Rother sieht auch bei flächendeckenden Vergleichen mit deutschen Käufern keine Existenzbedrohung für VW. Er geht davon aus, dass diese für den Hersteller insgesamt mit 500 Millionen Euro zu Buche schlagen würden. Bei einer Netto-Liquidität von VW zum 30. Juni bei knapp 26,3 Milliarden Euro.

Eigentlich ist die Gesamtzahl der Verfahren relativ gering. Weltweit geht es in dem im September 2015 in den USA aufgeflogenen Diesel-Abgasskandal um rund elf Millionen Autos, in Deutschland sind es über 2,2 Millionen Wagen. Hierzulande sind über 97 Prozent der betroffenen Fahrzeuge bereits per Software-Update umgerüstet – europaweit sind es knapp 78 Prozent oder 6,3 Millionen Autos.

Rother erklärt, über die Internet-Plattform „myright.de“ hätten sich ungefähr 50 000 geschädigte VW-Kunden registriert. Diese Fälle seien in wenigen Verfahren gebündelt. Die meisten davon dürften aus seiner Sicht Rechtsschutz-Versicherungsfälle sein – andere potenzielle Kläger würden abgeschreckt, weil sie die Gerichtskosten vorstrecken müssten. Auch deshalb vergleiche sich VW erst in der Berufungsinstanz.

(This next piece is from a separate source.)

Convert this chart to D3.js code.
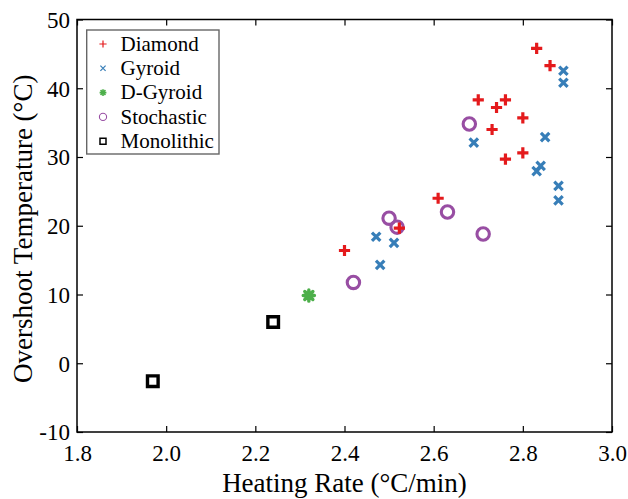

Volkswagen steht mit seinem Vorgehen übrigens nicht allein da. Auch andere Unternehmen und sogar der Staat verhindern befürchtete Präzedenz-Urteile zu ihren Ungunsten, indem sie im Einzelfall nachgeben. Auch der Fiskus gibt gelegentlich Steuerzahlern im Einzelfall Recht, damit der Bundesfinanzhof kein grundsätzliches Urteil fällt, das viele Steuerzahler besserstellen könnte.